The power of her poetry is not at all diminished as a result of this turn toward the holy and the explicit language of reverence, and I don’t find it distracting as I might in the work of others with less skill and sensitivity.  You can see that she still maintains the beautiful simplicity and humility of her previous books.

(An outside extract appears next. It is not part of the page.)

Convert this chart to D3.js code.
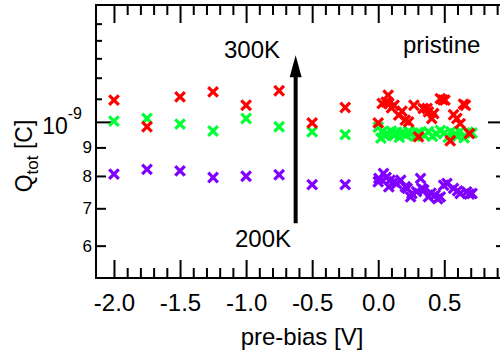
<!DOCTYPE html>
<html>
<head>
<meta charset="utf-8">
<script src="https://cdn.jsdelivr.net/npm/d3@7"></script>
<style>
  body { margin: 0; background: #fff; }
  svg { display: block; font-family: Arial, "Liberation Sans", sans-serif; }
</style>
</head>
<body>
<svg id="chart" width="500" height="355"></svg>
<script>
// Q_tot values are in units of 1e-9 C

// coarse pre-bias sweep, -2.0 .. -0.25 V
const sweepV = [-2.0, -1.75, -1.5, -1.25, -1.0, -0.75, -0.5, -0.25]
const q300Sweep = [1.094, 0.980, 1.109, 1.132, 1.071, 1.137, 0.996, 1.061]
const q250Sweep = [1.003, 1.014, 0.991, 0.963, 1.014, 0.980, 0.960, 0.949]
const q200Sweep = [0.806, 0.822, 0.817, 0.795, 0.799, 0.804, 0.772, 0.772]

// dense sweep 0 .. 0.7 V
const v300 = [0.0, 0.03, 0.06, 0.075, 0.08, 0.10, 0.12, 0.155, 0.18, 0.205, 0.23, 0.27, 0.305, 0.34, 0.37,
  0.38, 0.405, 0.42, 0.47, 0.49, 0.505, 0.545, 0.57, 0.595, 0.62, 0.645, 0.66, 0.69]
const q300 = [0.996, 1.079, 1.085, 1.117, 1.079, 1.060, 1.071, 1.028, 1.045, 1.007, 1.000, 1.071, 0.940, 1.057, 1.057,
  1.042, 1.014, 1.035, 1.101, 1.095, 1.094, 0.925, 1.030, 1.014, 0.993, 1.076, 1.071, 0.953]

const v250 = [0.0, 0.02, 0.03, 0.05, 0.07, 0.10, 0.12, 0.14, 0.16, 0.18, 0.21, 0.23, 0.25, 0.28, 0.30, 0.32, 0.35,
  0.38, 0.41, 0.44, 0.47, 0.50, 0.53, 0.55, 0.58, 0.60, 0.62, 0.65, 0.68, 0.71]
const q250 = [0.978, 0.935, 0.960, 0.945, 0.952, 0.962, 0.945, 0.958, 0.938, 0.955, 0.948, 0.962, 0.952, 0.942, 0.957, 0.955, 0.946,
  0.960, 0.942, 0.952, 0.965, 0.955, 0.938, 0.960, 0.952, 0.942, 0.962, 0.936, 0.958, 0.955]

const v200 = [0.0, 0.005, 0.04, 0.06, 0.08, 0.09, 0.12, 0.14, 0.17, 0.205, 0.22, 0.245, 0.255, 0.29, 0.32,
  0.33, 0.345, 0.38, 0.40, 0.43, 0.45, 0.47, 0.495, 0.52, 0.57, 0.60, 0.62, 0.67, 0.69, 0.71]
const q200 = [0.781, 0.792, 0.808, 0.795, 0.765, 0.786, 0.781, 0.775, 0.786, 0.765, 0.760, 0.734, 0.744, 0.750, 0.792,
  0.760, 0.755, 0.734, 0.745, 0.739, 0.728, 0.734, 0.770, 0.776, 0.760, 0.752, 0.744, 0.749, 0.742, 0.744]

const xMajor = [-2.0, -1.5, -1.0, -0.5, 0.0, 0.5]
const yLabelled = [0.6, 0.7, 0.8, 0.9]
const yUnlabelled = [1.1, 1.2, 1.3, 1.4, 1.5]

// arrow from 200K up to 300K, drawn at this pre-bias
const arrowV = -0.625
const arrowFrom = 0.658
const arrowTo = 1.317

const svg = d3.select("#chart")
const pLeft = 96, pRight = 506, pTop = 5, pBottom = 278

const x = d3.scaleLinear().domain([-2.136, 0.967]).range([pLeft, pRight])
const y = d3.scaleLog().domain([0.525, 1.62]).range([pBottom, pTop])

const xMinor = d3.range(-19, 10).map(d => d / 10).filter(d => !xMajor.includes(d))
const fmtX = v => d3.format(".1f")(v).replace("\u2212", "-")

function styleAxis(g) {
  g.select(".domain").remove()
  g.selectAll(".tick line").attr("stroke", "#000").attr("stroke-width", 2)
  g.selectAll(".tick text").attr("fill", "#000")
}

// bottom axis
svg.append("g").attr("transform", "translate(0," + pBottom + ")")
  .call(d3.axisBottom(x).tickValues(xMinor).tickSize(-10).tickFormat(""))
  .call(styleAxis)
svg.append("g").attr("transform", "translate(0," + pBottom + ")")
  .call(d3.axisBottom(x).tickValues(xMajor).tickSize(-18).tickPadding(16).tickFormat(fmtX))
  .call(styleAxis)
  .selectAll("text").attr("font-size", 24)

// top axis, ticks only
svg.append("g").attr("transform", "translate(0," + pTop + ")")
  .call(d3.axisTop(x).tickValues(xMinor).tickSize(-10).tickFormat(""))
  .call(styleAxis)
svg.append("g").attr("transform", "translate(0," + pTop + ")")
  .call(d3.axisTop(x).tickValues(xMajor).tickSize(-18).tickFormat(""))
  .call(styleAxis)

// left axis
svg.append("g").attr("transform", "translate(" + pLeft + ",0)")
  .call(d3.axisLeft(y).tickValues(yUnlabelled).tickSize(-6).tickFormat(""))
  .call(styleAxis)
svg.append("g").attr("transform", "translate(" + pLeft + ",0)")
  .call(d3.axisLeft(y).tickValues(yLabelled).tickSize(-10).tickPadding(4).tickFormat(d => Math.round(d * 10)))
  .call(styleAxis)
  .selectAll("text").attr("font-size", 17)
svg.append("g").attr("transform", "translate(" + pLeft + ",0)")
  .call(d3.axisLeft(y).tickValues([1]).tickSize(-17).tickFormat(""))
  .call(styleAxis)

const decade = svg.append("text").attr("x", 82).attr("y", y(1) + 12)
  .attr("text-anchor", "end").attr("font-size", 23)
decade.append("tspan").text("10")
decade.append("tspan").attr("font-size", 16).attr("dy", -15).text("-9")

// right axis, mostly off the canvas
svg.append("g").attr("transform", "translate(" + pRight + ",0)")
  .call(d3.axisRight(y).tickValues(yUnlabelled).tickSize(-6).tickFormat(""))
  .call(styleAxis)
svg.append("g").attr("transform", "translate(" + pRight + ",0)")
  .call(d3.axisRight(y).tickValues(yLabelled).tickSize(-10).tickFormat(""))
  .call(styleAxis)
svg.append("g").attr("transform", "translate(" + pRight + ",0)")
  .call(d3.axisRight(y).tickValues([1]).tickSize(-18).tickFormat(""))
  .call(styleAxis)

// frame
svg.append("rect")
  .attr("x", pLeft).attr("y", pTop)
  .attr("width", pRight - pLeft).attr("height", pBottom - pTop)
  .attr("fill", "none").attr("stroke", "#000").attr("stroke-width", 2)

// axis titles
svg.append("text").attr("x", 302).attr("y", 345)
  .attr("text-anchor", "middle").attr("font-size", 24)
  .text("pre-bias [V]")

const yTitle = svg.append("text")
  .attr("transform", "translate(32,156) rotate(-90)")
  .attr("text-anchor", "middle").attr("font-size", 23)
yTitle.append("tspan").text("Q")
yTitle.append("tspan").attr("font-size", 17).attr("dy", 6).text("tot")
yTitle.append("tspan").attr("dy", -6).text(" [C]")

// markers
const cross = "M-4.8,-4.8L4.8,4.8M-4.8,4.8L4.8,-4.8"
function drawSeries(vs, qs, color) {
  svg.append("g").selectAll("path")
    .data(vs.map((v, i) => [v, qs[i]]))
    .enter().append("path")
    .attr("d", cross)
    .attr("transform", d => "translate(" + x(d[0]) + "," + y(d[1]) + ")")
    .attr("stroke", color)
    .attr("stroke-width", 3.2)
    .attr("fill", "none")
}

const purple = "#8000ff", green = "#00ff33", red = "#ff0000"
drawSeries(sweepV, q200Sweep, purple)
drawSeries(v200, q200, purple)
drawSeries(sweepV, q250Sweep, green)
drawSeries(v250, q250, green)
drawSeries(sweepV, q300Sweep, red)
drawSeries(v300, q300, red)

// temperature arrow
const ax = x(arrowV), tipY = y(arrowTo)
svg.append("line")
  .attr("x1", ax).attr("x2", ax)
  .attr("y1", y(arrowFrom)).attr("y2", tipY + 20)
  .attr("stroke", "#000").attr("stroke-width", 4)
svg.append("path")
  .attr("d", "M" + ax + "," + tipY + "L" + (ax - 6) + "," + (tipY + 22) + "L" + (ax + 6) + "," + (tipY + 22) + "Z")
  .attr("fill", "#000")

svg.append("text").attr("x", 224).attr("y", 58).attr("font-size", 24).text("300K")
svg.append("text").attr("x", 235).attr("y", 247).attr("font-size", 24).text("200K")
svg.append("text").attr("x", 403).attr("y", 53).attr("font-size", 24).text("pristine")
</script>
</body>
</html>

So, anyway, back to the epigraph.  As a good number of this blogs’ entries indicate, I like to read and write about energy–the science of it, not the vague new-age mysticism that is popular these days.  But I think that poetic expressions of energetics as seen in this quote above are not far from truth understood (conceptual-)metaphorically (see entries in my category “metaphorical concepts” for more detail on conceptual metaphors).  In the quote, a very spiritual man asks what he can do beyond praying, meditating, etc–all of the common and recognizable forms of spiritual practice.  He is told to “become all flame.”

One purpose of my focus on energy studies–I’ve been calling it “energonomics” to suggest a new field of study that can unify many disciplines across the academy–is to try to better understand energy flow and to identify how we can use energy more efficiently at all levels:  from our own, personal management of energy (caloric intake, exercise regimes, emotional control) to a broader application of the concept to global concerns about climate change, deforestation, and resource management in general.  I believe that it is possible to “burn more brightly,” to become more energetic and active in changing the world for the better, to live more reverently and awe-fully and enthusiastically (enthusiasmos in Greek meaning “to be inspired as if by a God”), to sustain a high-energy fully-engaged “spirituality in action” (as Parker Palmer writes in The Active Life: A Spirituality of Work, Creativity, and Caring).

If the word “spirituality” turns you off, think of it in its etymological sense meaning “breath”:  in this sense, spirituality in action would translate to “breath in action,” or, simply, just being alive–but being alive in the fullest sense of the word, in the way that all life is alive on this planet.  In the words of Francois Jullien, writing in Vital Nourishment,  “‘spirit’ does not mean an entity opposed to the body but refers to an endless unfolding of one’s abilities by way of refinement” (115).  For Jullien, “The question then becomes how best to prolong one’s life, since the possibility of doing so  depends entirely on how we manage things” (121).

And how can we best prolong our lives?  By learning to “live like climax ecosystems” (Schneider & Sagan, Into the Cool p. 296); by taking care of our bodies, exercising regularly, and living optimally;  by joining with others in purposeful activity; by avoiding fear and other destructive emotions; by “feeding our breath-energy” in the words of Jullien:  “Thus it is not my ‘soul’ or even my ‘body’ that I ‘nourish’ but my ‘breath-energy.’  In the end, my internal dynamism is the most important thing to nourish” (Vital Nourishment 80).

And so it is that we can become all flame–to be filled with an energy that can light up others, to burn like a sun in the sky, to let the energy that comes to us flow through us and beyond us, unimpeded, to do the work of creating ever-more complex thoughts in the noosphere.